The surge in subscriptions caused the service to crash, but the season 7 premiere of HBO's hit show nonetheless broke ratings records.

Game Of Thrones’ season 7 premiere broke pay-TV rating records in Australia when it aired Monday and caused a massive uptick in signings to pay TV company Foxtel’s streaming service, executives said Tuesday.

But it was a double-edged Lannister-style sword for Foxtel, with the unprecedented demand for the show from streaming customers causing the system to crash Monday night. The technical glitches left an unspecified but vocal number of viewers unable to log on and watch the highly anticipated premiere. The snafu spawned the social media hashtag #FoxtelFail, with many threatening to return to pirating the series.

Overall 820,000 viewers on Foxtel’s cable, satellite and streaming platforms watched the first episode of season 7 on Monday. That was a 16 percent rise over the season 6 premiere, achieving the highest ratings ever for a series in the history of subscription television in Australia.

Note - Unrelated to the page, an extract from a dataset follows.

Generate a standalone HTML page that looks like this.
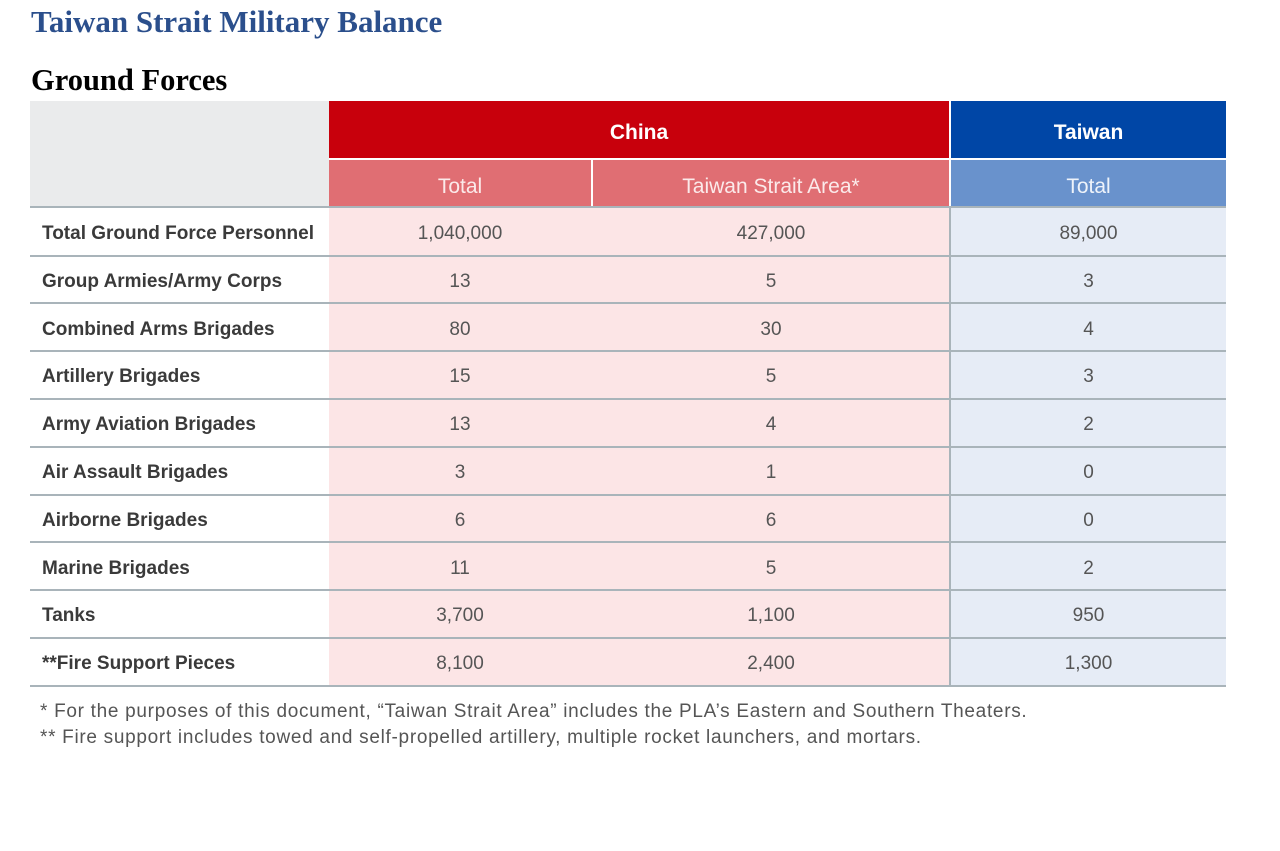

The pay-TV service, owned jointly by News Corp and telco Telstra Corp, said it had a huge surge in streaming subscriptions, increasing its subscribers by 40 percent in the 48 hours before the premiere. Foxtel recently relaunched its streaming service, Foxtel Now, and is providing a $15 a month subscription to its drama pack.

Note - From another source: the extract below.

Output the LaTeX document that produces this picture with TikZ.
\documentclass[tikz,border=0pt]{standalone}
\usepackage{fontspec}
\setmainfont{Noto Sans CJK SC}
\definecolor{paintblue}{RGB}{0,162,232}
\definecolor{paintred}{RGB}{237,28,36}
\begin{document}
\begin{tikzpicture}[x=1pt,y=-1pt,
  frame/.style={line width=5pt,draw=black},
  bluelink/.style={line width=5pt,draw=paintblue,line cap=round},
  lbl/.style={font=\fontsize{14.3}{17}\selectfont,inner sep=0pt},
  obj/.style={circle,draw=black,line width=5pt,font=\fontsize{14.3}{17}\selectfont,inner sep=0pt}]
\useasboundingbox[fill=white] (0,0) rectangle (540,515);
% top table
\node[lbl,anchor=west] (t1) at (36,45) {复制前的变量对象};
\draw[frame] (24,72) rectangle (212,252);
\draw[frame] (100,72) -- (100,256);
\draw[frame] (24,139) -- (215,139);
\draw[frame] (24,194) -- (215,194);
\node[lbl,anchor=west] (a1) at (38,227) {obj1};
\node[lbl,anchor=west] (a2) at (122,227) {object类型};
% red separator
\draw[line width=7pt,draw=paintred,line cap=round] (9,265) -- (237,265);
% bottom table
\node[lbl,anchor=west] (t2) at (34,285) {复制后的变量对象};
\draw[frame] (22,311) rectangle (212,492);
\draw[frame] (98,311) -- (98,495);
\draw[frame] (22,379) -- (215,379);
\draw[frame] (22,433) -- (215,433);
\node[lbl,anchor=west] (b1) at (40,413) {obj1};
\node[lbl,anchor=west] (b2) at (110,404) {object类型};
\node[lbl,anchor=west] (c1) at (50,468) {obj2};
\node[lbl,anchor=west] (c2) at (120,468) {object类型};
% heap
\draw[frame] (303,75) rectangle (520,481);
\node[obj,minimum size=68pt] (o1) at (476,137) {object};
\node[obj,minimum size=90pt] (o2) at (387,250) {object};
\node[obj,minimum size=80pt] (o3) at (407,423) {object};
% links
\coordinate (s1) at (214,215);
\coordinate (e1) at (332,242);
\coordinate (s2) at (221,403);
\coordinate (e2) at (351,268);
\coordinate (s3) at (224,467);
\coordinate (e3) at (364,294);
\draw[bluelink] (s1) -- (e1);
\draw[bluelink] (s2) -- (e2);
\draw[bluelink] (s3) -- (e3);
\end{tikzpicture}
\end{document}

Brian Walsh, Foxtel’s executive director of television, said of the record ratings, “The audience of 820,000 who tuned in to episode 1 is unprecedented for Foxtel, and we are ecstatic with the result. I fully expect this number to tilt at 1.5 million by the week’s end once more customers have viewed the episode through our catch-up On Demand service and encore screenings.”

By contrast, the top rated program in Australian TV Monday night was new hit series Australian Ninja Warrior, which had an audience of 1.5 million viewers across the five capital cities.

However, the paynet spent most of Tuesday apologizing to subscribers for its technical failures, which it said mirrored the experience of streaming customers in the U.S., Latin America and India.

“As has been reported, HBO in the U.S., its affiliate in Latin America, and Foxtel all experienced some technical glitches with our respective streaming products, and we reiterate our disappointment for those customers impacted by the outage. Foxtel engineers are working to resolve the issue to ensure smooth transmission for the remainder of the series,” Walsh said.

Foxtel explained the glitch: “The combination of new Foxtel Now customers signing up and existing customers upgrading to get the Drama Pack...put unprecedented pressure on our technical operations. Foxtel’s Identity Management System...which usually handles around 5,000 processes a day, was hit with 70,000 transactions in just a few hours.”

“We had anticipated heavy usage for last night’s premiere; however, the traffic that eventuated far exceeded expectations. Foxtel’s engineers are examining what steps can be taken to mitigate any recurrence. Foxtel unreservedly apologizes to customers who were affected by this issue,” the company said in one of three statements issued over 18 hours.

It said the system is now working properly.